- TASK: Reproduce the records below exactly as they appear, omitting any pictures they contain.

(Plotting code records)
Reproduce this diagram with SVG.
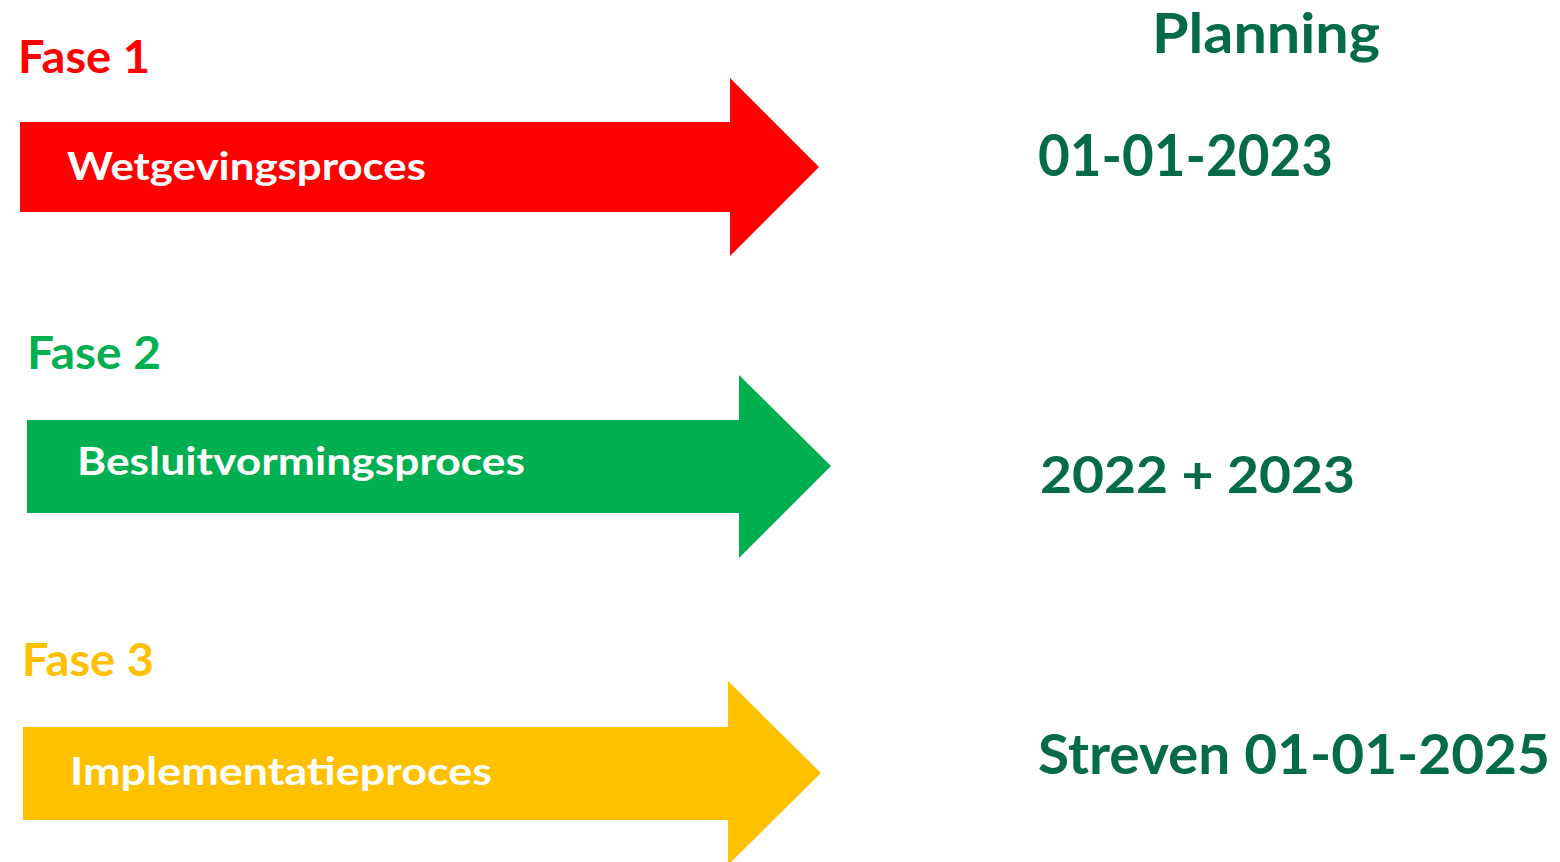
<svg xmlns="http://www.w3.org/2000/svg" width="1560" height="862" viewBox="0 0 1560 862">
<style>
text{font-family:Lato,"Open Sans","Liberation Sans",sans-serif;font-weight:bold;}
.fase{font-size:46px;}
.proc{font-size:39px;fill:#FFFFFF;}
.plan{fill:#036C46;}
</style>
<rect x="0" y="0" width="1560" height="862" fill="#FFFFFF"/>
<g id="connectors"></g>
<g id="fase1">
<text class="fase" x="18" y="73" fill="#FF0000" textLength="132" lengthAdjust="spacingAndGlyphs">Fase 1</text>
<polygon points="20,122 730,122 730,78 819,167 730,256 730,212 20,212" fill="#FF0000"/>
<text class="proc" x="67" y="180" textLength="359" lengthAdjust="spacingAndGlyphs">Wetgevingsproces</text>
</g>
<g id="fase2">
<text class="fase" x="27" y="369" fill="#00B050" textLength="134" lengthAdjust="spacingAndGlyphs">Fase 2</text>
<polygon points="27,420 739,420 739,375 831,466 739,558 739,513 27,513" fill="#00B050"/>
<text class="proc" x="77" y="475" textLength="448" lengthAdjust="spacingAndGlyphs">Besluitvormingsproces</text>
</g>
<g id="fase3">
<text class="fase" x="22" y="676" fill="#FFC000" textLength="132" lengthAdjust="spacingAndGlyphs">Fase 3</text>
<polygon points="23,727 728,727 728,681 821,773 728,865 728,820 23,820" fill="#FFC000"/>
<text class="proc" x="70" y="785" textLength="422" lengthAdjust="spacingAndGlyphs">Implementatieproces</text>
</g>
<g id="planning">
<text class="plan" x="1152" y="53" font-size="56" textLength="228" lengthAdjust="spacingAndGlyphs">Planning</text>
<text class="plan" x="1038" y="176" font-size="57" textLength="295" lengthAdjust="spacingAndGlyphs">01-01-2023</text>
<text class="plan" x="1040" y="493" font-size="51" textLength="315" lengthAdjust="spacingAndGlyphs">2022 + 2023</text>
<text class="plan" x="1038" y="774" font-size="56" textLength="512" lengthAdjust="spacingAndGlyphs">Streven 01-01-2025</text>
</g>
</svg>
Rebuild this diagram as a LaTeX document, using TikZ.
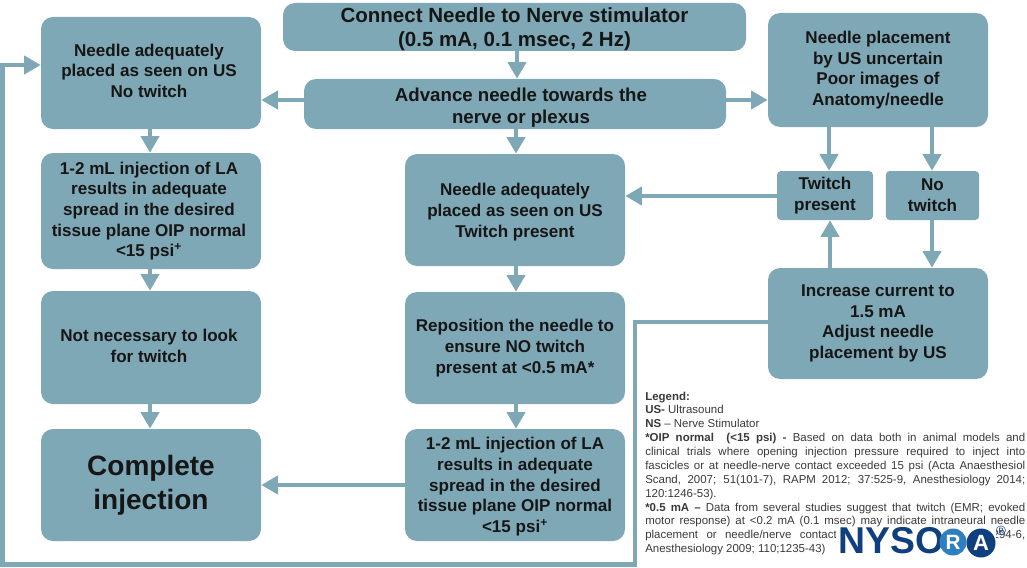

- THE RESPONSE:
Reproduce this diagram with SVG.
<svg xmlns="http://www.w3.org/2000/svg" width="1560" height="862" viewBox="0 0 1560 862">
<style>
text{font-family:Lato,"Open Sans","Liberation Sans",sans-serif;font-weight:bold;}
.fase{font-size:46px;}
.proc{font-size:39px;fill:#FFFFFF;}
.plan{fill:#036C46;}
</style>
<rect x="0" y="0" width="1560" height="862" fill="#FFFFFF"/>
<g id="connectors"></g>
<g id="fase1">
<text class="fase" x="18" y="73" fill="#FF0000" textLength="132" lengthAdjust="spacingAndGlyphs">Fase 1</text>
<polygon points="20,122 730,122 730,78 819,167 730,256 730,212 20,212" fill="#FF0000"/>
<text class="proc" x="67" y="180" textLength="359" lengthAdjust="spacingAndGlyphs">Wetgevingsproces</text>
</g>
<g id="fase2">
<text class="fase" x="27" y="369" fill="#00B050" textLength="134" lengthAdjust="spacingAndGlyphs">Fase 2</text>
<polygon points="27,420 739,420 739,375 831,466 739,558 739,513 27,513" fill="#00B050"/>
<text class="proc" x="77" y="475" textLength="448" lengthAdjust="spacingAndGlyphs">Besluitvormingsproces</text>
</g>
<g id="fase3">
<text class="fase" x="22" y="676" fill="#FFC000" textLength="132" lengthAdjust="spacingAndGlyphs">Fase 3</text>
<polygon points="23,727 728,727 728,681 821,773 728,865 728,820 23,820" fill="#FFC000"/>
<text class="proc" x="70" y="785" textLength="422" lengthAdjust="spacingAndGlyphs">Implementatieproces</text>
</g>
<g id="planning">
<text class="plan" x="1152" y="53" font-size="56" textLength="228" lengthAdjust="spacingAndGlyphs">Planning</text>
<text class="plan" x="1038" y="176" font-size="57" textLength="295" lengthAdjust="spacingAndGlyphs">01-01-2023</text>
<text class="plan" x="1040" y="493" font-size="51" textLength="315" lengthAdjust="spacingAndGlyphs">2022 + 2023</text>
<text class="plan" x="1038" y="774" font-size="56" textLength="512" lengthAdjust="spacingAndGlyphs">Streven 01-01-2025</text>
</g>
</svg>
Rebuild this diagram as a LaTeX document, using TikZ.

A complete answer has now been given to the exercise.